Task directions:
Return the number of lines holding "chart", with nothing added.

The data:
▼

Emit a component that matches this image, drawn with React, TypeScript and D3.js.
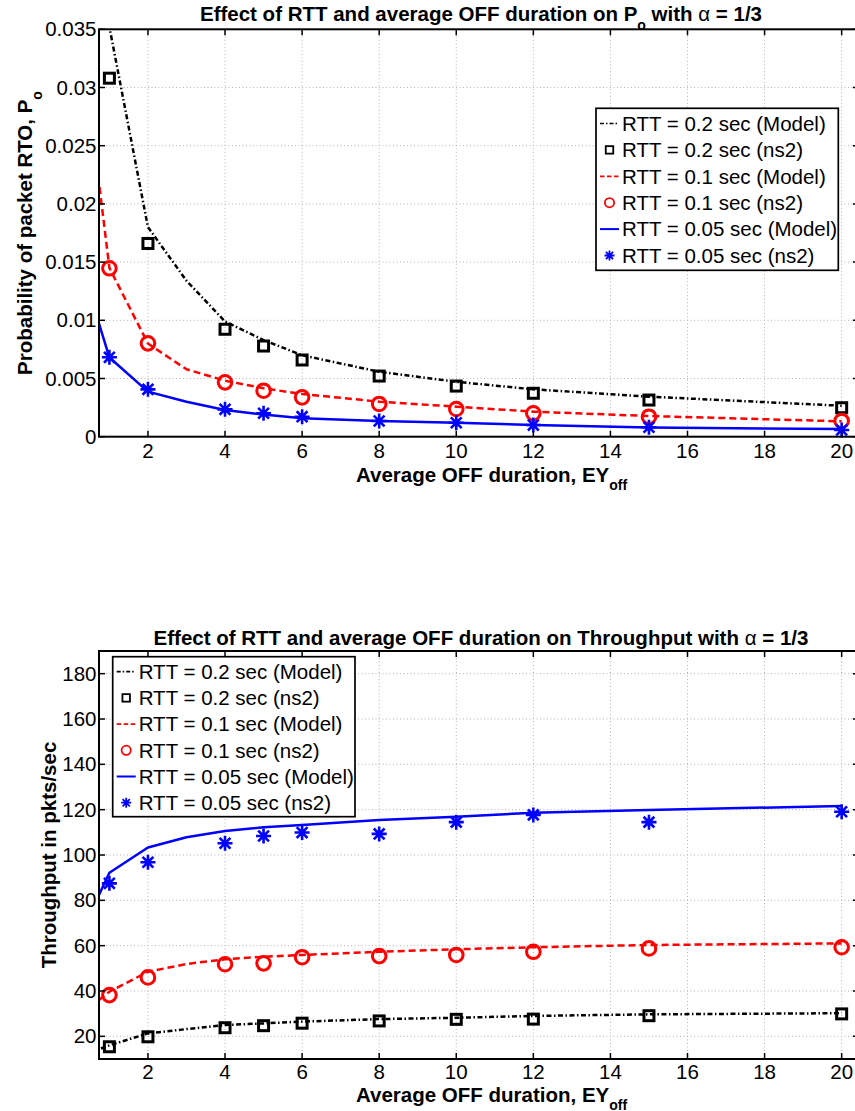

▲
▼

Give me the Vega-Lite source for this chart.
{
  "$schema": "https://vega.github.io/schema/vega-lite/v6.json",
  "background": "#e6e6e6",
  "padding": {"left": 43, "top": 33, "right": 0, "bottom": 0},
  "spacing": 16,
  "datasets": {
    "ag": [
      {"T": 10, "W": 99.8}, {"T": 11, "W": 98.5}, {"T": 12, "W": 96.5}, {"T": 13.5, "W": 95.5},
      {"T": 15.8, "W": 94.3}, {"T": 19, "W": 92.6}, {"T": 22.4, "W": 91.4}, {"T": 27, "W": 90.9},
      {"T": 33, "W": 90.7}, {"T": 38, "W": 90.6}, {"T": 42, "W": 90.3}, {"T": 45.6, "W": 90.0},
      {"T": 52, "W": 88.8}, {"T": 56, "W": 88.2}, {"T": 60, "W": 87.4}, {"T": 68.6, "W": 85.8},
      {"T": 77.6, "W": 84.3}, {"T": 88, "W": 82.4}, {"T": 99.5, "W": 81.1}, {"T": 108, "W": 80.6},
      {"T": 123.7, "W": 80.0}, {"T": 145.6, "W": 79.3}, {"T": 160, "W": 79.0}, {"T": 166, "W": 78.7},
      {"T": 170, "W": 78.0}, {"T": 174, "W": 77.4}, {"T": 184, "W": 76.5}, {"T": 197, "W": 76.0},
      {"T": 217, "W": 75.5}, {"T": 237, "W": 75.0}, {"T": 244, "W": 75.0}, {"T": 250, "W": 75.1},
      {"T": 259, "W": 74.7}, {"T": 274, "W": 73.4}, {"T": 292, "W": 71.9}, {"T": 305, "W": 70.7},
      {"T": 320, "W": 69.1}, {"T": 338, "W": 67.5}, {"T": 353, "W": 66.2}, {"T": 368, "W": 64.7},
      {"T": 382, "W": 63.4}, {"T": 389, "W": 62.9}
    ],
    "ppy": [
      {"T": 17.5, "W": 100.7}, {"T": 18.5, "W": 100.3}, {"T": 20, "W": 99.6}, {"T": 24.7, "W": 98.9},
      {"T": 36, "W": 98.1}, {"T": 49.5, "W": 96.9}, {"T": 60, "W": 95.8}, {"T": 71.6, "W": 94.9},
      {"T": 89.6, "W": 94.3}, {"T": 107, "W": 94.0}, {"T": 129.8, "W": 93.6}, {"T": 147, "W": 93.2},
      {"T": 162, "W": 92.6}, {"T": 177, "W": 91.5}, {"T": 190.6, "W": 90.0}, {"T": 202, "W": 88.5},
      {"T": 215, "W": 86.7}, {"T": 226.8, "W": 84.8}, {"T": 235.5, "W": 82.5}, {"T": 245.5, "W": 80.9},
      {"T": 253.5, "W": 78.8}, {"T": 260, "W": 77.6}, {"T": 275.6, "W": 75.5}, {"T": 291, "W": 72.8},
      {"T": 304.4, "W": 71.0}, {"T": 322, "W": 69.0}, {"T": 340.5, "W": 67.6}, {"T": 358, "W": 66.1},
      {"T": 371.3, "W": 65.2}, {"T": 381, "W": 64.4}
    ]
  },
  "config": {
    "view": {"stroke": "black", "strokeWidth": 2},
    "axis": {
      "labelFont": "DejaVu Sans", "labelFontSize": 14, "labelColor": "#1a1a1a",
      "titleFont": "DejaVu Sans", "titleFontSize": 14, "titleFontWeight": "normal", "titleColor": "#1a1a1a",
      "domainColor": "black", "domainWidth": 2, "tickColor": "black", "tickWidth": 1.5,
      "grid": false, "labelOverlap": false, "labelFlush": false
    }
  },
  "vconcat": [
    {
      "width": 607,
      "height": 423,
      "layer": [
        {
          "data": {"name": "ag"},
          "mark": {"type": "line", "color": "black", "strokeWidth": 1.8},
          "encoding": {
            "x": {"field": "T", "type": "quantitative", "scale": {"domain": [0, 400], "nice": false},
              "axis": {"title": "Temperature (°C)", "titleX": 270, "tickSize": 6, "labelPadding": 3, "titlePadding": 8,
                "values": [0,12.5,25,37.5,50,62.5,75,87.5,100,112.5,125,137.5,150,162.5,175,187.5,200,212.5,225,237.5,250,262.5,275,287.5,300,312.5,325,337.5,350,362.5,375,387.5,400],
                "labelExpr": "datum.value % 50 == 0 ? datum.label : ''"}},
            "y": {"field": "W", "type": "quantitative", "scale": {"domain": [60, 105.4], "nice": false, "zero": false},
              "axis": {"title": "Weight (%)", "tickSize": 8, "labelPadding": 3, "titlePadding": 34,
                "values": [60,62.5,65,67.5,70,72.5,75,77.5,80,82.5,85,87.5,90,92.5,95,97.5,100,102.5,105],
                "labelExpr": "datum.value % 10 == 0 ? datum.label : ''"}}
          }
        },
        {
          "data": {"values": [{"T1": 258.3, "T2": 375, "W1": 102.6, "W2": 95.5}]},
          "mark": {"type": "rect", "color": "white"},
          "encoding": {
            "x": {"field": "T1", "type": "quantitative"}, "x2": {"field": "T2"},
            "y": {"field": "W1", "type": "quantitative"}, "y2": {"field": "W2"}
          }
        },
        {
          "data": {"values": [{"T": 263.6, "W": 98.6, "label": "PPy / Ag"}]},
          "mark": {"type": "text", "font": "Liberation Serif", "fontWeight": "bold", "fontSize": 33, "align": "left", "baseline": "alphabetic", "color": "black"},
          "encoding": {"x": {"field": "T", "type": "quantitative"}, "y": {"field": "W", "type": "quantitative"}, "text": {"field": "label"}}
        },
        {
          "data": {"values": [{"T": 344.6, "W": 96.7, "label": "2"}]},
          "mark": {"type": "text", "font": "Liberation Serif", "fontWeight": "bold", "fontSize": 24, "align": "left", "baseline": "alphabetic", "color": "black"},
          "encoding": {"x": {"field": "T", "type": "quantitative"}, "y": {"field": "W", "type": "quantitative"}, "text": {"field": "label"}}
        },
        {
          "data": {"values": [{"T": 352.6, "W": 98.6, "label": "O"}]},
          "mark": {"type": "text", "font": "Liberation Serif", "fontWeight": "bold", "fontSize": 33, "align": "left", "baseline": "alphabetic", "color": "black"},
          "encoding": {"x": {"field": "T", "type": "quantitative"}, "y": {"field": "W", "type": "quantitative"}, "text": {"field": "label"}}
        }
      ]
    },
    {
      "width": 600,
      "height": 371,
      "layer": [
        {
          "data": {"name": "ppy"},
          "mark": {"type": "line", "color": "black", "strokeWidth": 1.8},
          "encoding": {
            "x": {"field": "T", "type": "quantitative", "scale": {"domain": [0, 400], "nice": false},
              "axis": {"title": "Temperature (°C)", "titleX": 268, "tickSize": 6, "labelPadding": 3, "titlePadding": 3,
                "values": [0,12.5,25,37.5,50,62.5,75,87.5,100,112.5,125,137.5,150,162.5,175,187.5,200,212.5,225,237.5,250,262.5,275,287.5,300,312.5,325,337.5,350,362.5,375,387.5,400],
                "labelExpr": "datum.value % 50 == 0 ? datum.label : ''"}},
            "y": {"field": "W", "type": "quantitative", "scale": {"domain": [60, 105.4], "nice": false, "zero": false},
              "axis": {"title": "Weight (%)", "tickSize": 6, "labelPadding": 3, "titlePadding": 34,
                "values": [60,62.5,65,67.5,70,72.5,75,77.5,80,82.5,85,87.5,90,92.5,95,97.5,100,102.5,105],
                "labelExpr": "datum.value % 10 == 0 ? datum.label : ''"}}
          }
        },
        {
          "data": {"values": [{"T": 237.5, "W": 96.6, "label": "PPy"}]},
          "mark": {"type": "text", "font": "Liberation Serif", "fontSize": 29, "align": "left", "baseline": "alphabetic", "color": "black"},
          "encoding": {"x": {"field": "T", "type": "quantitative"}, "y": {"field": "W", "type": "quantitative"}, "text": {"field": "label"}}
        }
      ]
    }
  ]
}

▲
▼

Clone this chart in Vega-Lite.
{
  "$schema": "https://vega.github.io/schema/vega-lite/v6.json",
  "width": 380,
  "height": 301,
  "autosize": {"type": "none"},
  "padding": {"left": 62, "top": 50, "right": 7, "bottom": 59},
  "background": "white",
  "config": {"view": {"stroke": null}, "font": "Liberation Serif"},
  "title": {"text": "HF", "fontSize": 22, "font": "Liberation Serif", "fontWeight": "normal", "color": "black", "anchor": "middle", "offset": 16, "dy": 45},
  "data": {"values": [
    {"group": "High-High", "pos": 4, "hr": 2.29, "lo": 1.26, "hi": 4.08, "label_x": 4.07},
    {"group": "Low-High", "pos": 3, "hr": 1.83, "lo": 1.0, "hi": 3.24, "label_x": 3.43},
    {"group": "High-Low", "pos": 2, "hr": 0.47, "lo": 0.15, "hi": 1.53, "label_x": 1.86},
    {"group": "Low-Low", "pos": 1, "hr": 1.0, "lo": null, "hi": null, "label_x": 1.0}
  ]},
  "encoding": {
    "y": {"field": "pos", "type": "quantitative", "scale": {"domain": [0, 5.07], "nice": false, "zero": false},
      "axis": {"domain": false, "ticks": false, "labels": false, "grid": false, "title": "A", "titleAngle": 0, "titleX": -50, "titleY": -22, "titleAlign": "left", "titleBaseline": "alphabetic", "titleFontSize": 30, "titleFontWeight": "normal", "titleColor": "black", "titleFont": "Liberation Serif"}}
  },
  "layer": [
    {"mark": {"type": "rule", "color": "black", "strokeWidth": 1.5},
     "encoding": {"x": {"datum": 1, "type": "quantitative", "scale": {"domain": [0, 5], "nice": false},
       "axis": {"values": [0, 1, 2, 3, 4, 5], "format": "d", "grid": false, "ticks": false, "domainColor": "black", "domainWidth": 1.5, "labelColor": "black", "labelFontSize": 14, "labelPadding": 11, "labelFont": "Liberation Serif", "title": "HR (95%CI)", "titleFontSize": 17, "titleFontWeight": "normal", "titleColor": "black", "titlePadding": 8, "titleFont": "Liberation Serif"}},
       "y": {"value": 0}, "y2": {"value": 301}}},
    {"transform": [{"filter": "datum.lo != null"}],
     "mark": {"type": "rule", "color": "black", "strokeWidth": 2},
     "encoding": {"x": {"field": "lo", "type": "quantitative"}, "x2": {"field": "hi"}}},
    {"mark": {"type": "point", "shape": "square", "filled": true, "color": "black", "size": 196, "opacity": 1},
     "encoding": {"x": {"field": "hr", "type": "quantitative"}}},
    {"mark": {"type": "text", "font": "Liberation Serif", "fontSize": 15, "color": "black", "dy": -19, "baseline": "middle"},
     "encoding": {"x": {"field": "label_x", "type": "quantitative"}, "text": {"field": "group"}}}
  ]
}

▲

Full response:
2